2. Make sure your family approves.


My mom dated a guy (not my dad!) who her parents hated. Not only did it make things awkward and not fun, she eventually realized her parents were right. While I was getting to know Ayden, my family got to know him too. And, it turns out, they love him. Ayden hangs out with my family and I, and we have a blast. We love watching him play tennis and basketball, so much so that sometimes my mom and/or grandparents go watch him when I'm not there!


But seriously. Your family's opinion is the second most important opinion ever (first is God). They have your best interests in mind, and so if they see a red flag, it's probably wise to listen to them.


And if your friends have some hesitation about this guy, then ask them why. They might just see something that you can't.


3. Focus on individual relationships with God first.


The Pinterest pics of couples doing Bible studies together, worshiping together, and praying together are every Christian girl's dream. Trust me, I thought that was the definition of a godly couple. But then, after talking to a friend and God about what a real godly couple looks like, I realized that wasn't what I needed to be striving for. And honestly, it was kind of unrealistic for Ayden and I.


We're both busy people, and so when I tried to force nightly or even weekly Bible studies together, it just stressed us out and made me feel bad when we didn't get to them. If we did get to them, it was rushed and surface level, and that wasn't productive either.


I learned that it is most important for you to be right with God and for your boyfriend to be right with God on your own before anything else. Because when you think about it, if you prioritize your couples devo before your personal devo, and your relationship with God begins to suffer, then you break up, what happens? It's just not healthy.


This is NOT me hating on couples Bible study, prayer, and worship. I do believe that those things are important, and I cherish when Ayden and I get to do that together. But don't overhype them and make them more of a priority than your personal relationship with God and time with Him.


4. It's okay to have hard days and not feel the love all the time.


I love Ayden so much. But sometimes he gets on my nerves. Sometimes I don't like him very much. Sometimes we have disagreements and sometimes we fight. We've been on the verge of giving up on each other more than once. But we had to learn to choose each other.


Once I learned that it's okay to have hard days with your SO, and that not every day is going to feel like the first month of dating, it relieved so much pressure from our relationship. Because our relationship has evolved. We can actually spend time apart from each other! We can communicate! We banter like a married couple! We laugh together! We make fun of each other! Sure, some of the romantic gestures don't happen as often, but our love for each other has only grown over the months.

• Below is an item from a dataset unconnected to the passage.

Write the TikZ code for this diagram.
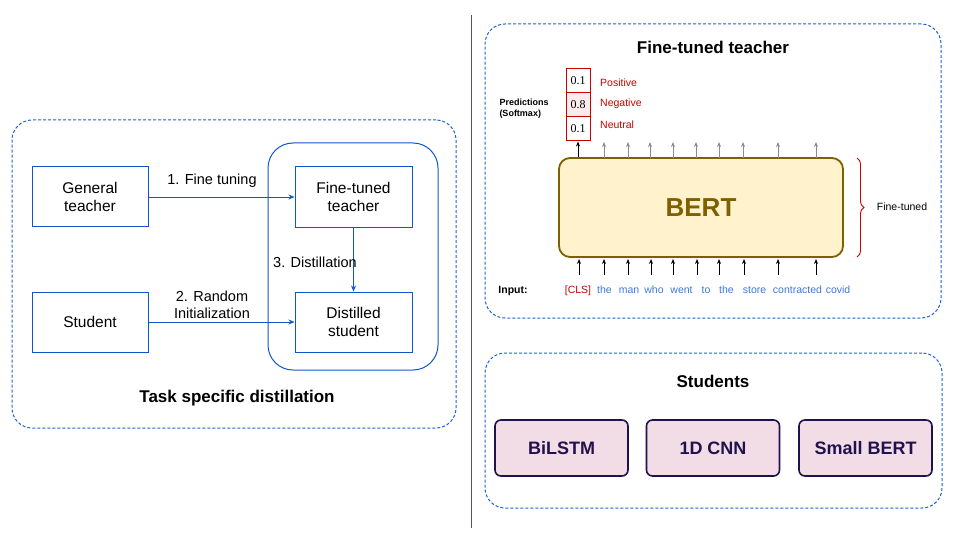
\documentclass[tikz,border=0pt]{standalone}
\usepackage{fontspec}
\setmainfont{Liberation Sans}
\newfontfamily\numfont{Liberation Serif}
\usetikzlibrary{arrows.meta,decorations.pathreplacing,calc}
\definecolor{lblue}{HTML}{1155CC}
\definecolor{dblue}{HTML}{1A62D8}
\definecolor{wblue}{HTML}{3C78D8}
\definecolor{rred}{HTML}{CC0000}
\definecolor{olive}{HTML}{7F6000}
\definecolor{bertfill}{HTML}{FFF2CC}
\definecolor{stfill}{HTML}{F2DDE6}
\definecolor{stdraw}{HTML}{20124D}
\definecolor{sep}{HTML}{555555}
\tikzset{
  groupbox/.style={draw=dblue, dash pattern=on 3pt off 2pt, line width=1pt, rounded corners=20pt},
  flowbox/.style={draw=lblue, line width=1pt, minimum width=116pt, minimum height=60pt, align=center, font=\fontsize{15.5}{18}\selectfont, inner sep=0pt},
  flowarr/.style={draw=lblue, line width=0.9pt, -{Stealth[length=6pt,width=5pt]}},
  flowlbl/.style={font=\fontsize{14.5}{17}\selectfont, align=center, inner sep=0pt},
  title/.style={font=\fontsize{17}{19}\selectfont\bfseries, inner sep=0pt},
  cell/.style={draw=rred, line width=1pt, minimum width=24pt, minimum height=24pt, inner sep=0pt, font=\numfont\fontsize{12}{13}\selectfont},
  predlbl/.style={text=rred, font=\fontsize{10.5}{12}\selectfont, anchor=west, inner sep=0pt, text height=7.8pt, text depth=2.2pt},
  word/.style={text=wblue, font=\fontsize{10.5}{12}\selectfont, inner sep=0pt, text height=7.8pt, text depth=2.2pt},
  outarr/.style={draw=gray!90, line width=0.8pt, -{Stealth[length=5pt,width=4pt]}},
  inarr/.style={draw=black, line width=0.8pt, -{Stealth[length=5pt,width=4pt]}},
  stbox/.style={draw=stdraw, fill=stfill, line width=1.6pt, rounded corners=6pt, minimum width=133pt, minimum height=56pt, inner sep=0pt, text=stdraw, font=\fontsize{18}{20}\selectfont\bfseries}
}
\begin{document}
\begin{tikzpicture}[x=1pt,y=-1pt]
\useasboundingbox (0,0) rectangle (960,540);
% separator
\draw[sep, line width=0.8pt] (471,15) -- (471,528);

% ---------- left panel ----------
\node[groupbox, minimum width=444pt, minimum height=308pt, inner sep=0pt] (leftgrp) at (234,274) {};
\node[draw=lblue, line width=1pt, rounded corners=25pt, minimum width=170pt, minimum height=227pt, inner sep=0pt] (inner) at (353,256.5) {};
\node[flowbox] (gt) at (90,196.5) {General\\teacher};
\node[flowbox] (st) at (90,322) {Student};
\node[flowbox, minimum width=117pt] (ft) at (353.5,197) {Fine-tuned\\teacher};
\node[flowbox, minimum width=117pt] (ds) at (353.5,322) {Distilled\\student};
\draw[flowarr] (gt.east |- ft.west) -- (ft.west);
\draw[flowarr] (st.east) -- (ds.west);
\draw[flowarr] (ft.south) -- (ds.north);
\node[flowlbl] (l1) at (212,181) {1. Fine tuning};
\node[flowlbl, text height=10pt] (l2) at (212,314) {2. Random\\Initialization};
\node[flowlbl] (l3) at (315,262) {3. Distillation};
\node[title] (tsd) at (237,398) {Task specific distillation};

% ---------- right top panel ----------
\node[groupbox, minimum width=456pt, minimum height=294pt, inner sep=0pt] (topgrp) at (713,171) {};
\node[title] (ftt) at (713,47) {Fine-tuned teacher};
\node[cell] (p1) at (578,81) {0.1};
\node[cell, fill=rred!8] (p2) at (578,105) {0.8};
\node[cell] (p3) at (578,129) {0.1};
\node[predlbl] (pos) at (600,84) {Positive};
\node[predlbl] (neg) at (600,104) {Negative};
\node[predlbl] (neu) at (600,126) {Neutral};
\node[font=\fontsize{9}{11}\selectfont\bfseries, align=left, inner sep=0pt] (pred) at (524,108.5) {Predictions\\(Softmax)};
\node[draw=olive, fill=bertfill, line width=1.8pt, rounded corners=11pt, minimum width=284pt, minimum height=99pt, inner sep=0pt, text=olive, font=\fontsize{26}{28}\selectfont\bfseries] (bert) at (701,207.5) {BERT};
% output arrows
\draw[inarr] (p3.south |- bert.north) -- (p3.south);
\foreach \x in {604,628,650,673,696,719,743,778,816}{
  \draw[outarr] (\x,158) -- (\x,142);
}
% input arrows
\foreach \x in {579,604,628,651,673,697,719,744,778,816}{
  \draw[inarr] (\x,275) -- (\x,259);
}
\node[font=\fontsize{10.5}{12}\selectfont\bfseries, inner sep=0pt, text height=7.8pt, text depth=2.2pt] (inp) at (513,291) {Input:};
\node[word, text=rred] (w1) at (578,291) {[CLS]};
\node[word] (w2) at (604.5,291) {the};
\node[word] (w3) at (629,291) {man};
\node[word] (w4) at (654,291) {who};
\node[word] (w5) at (681.5,291) {went};
\node[word] (w6) at (706,291) {to};
\node[word] (w7) at (726.5,291) {the};
\node[word] (w8) at (754.5,291) {store};
\node[word] (w9) at (797.5,291) {contracted};
\node[word] (w10) at (838,291) {covid};
\coordinate (bt) at (857,158);
\coordinate (bb) at (857,257);
\draw[rred, line width=0.9pt, decorate, decoration={brace, amplitude=7pt}] (bt) -- (bb);
\node[font=\fontsize{10.5}{12}\selectfont, inner sep=0pt] (ftl) at (902,207) {Fine-tuned};

% ---------- right bottom panel ----------
\node[groupbox, minimum width=457pt, minimum height=155pt, inner sep=0pt] (stgrp) at (713.5,430.5) {};
\node[title] (stt) at (713,381) {Students};
\node[stbox] (s1) at (561.5,448) {BiLSTM};
\node[stbox] (s2) at (713,448) {1D CNN};
\node[stbox] (s3) at (865.5,448) {Small BERT};
\end{tikzpicture}
\end{document}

5. Be okay being apart and socializing without your boyfriend/girlfriend.


I wish with all my heart I would have actually listened to this advice when we first started dating.


You will survive without whoever your dating. I promise you. You may even enjoy yourself hanging out with your own friends.


Don't lose your friends because you're spending all your time and energy on your boyfriend (or girlfriend, for the guys out there). Don't hurt your family relationships because your SO is #1 (I'm working through this one right now).


You know the saying "distance makes the heart grow fonder"? It's true. Ayden and I are both so much happier now that we have given each other the space to go and do things and have friends outside of the relationship.


 

I am so proud of all that Ayden and I have learned. I pray that what we've learned encourages you and gives you a little bit of sisterly wisdom for your relationships.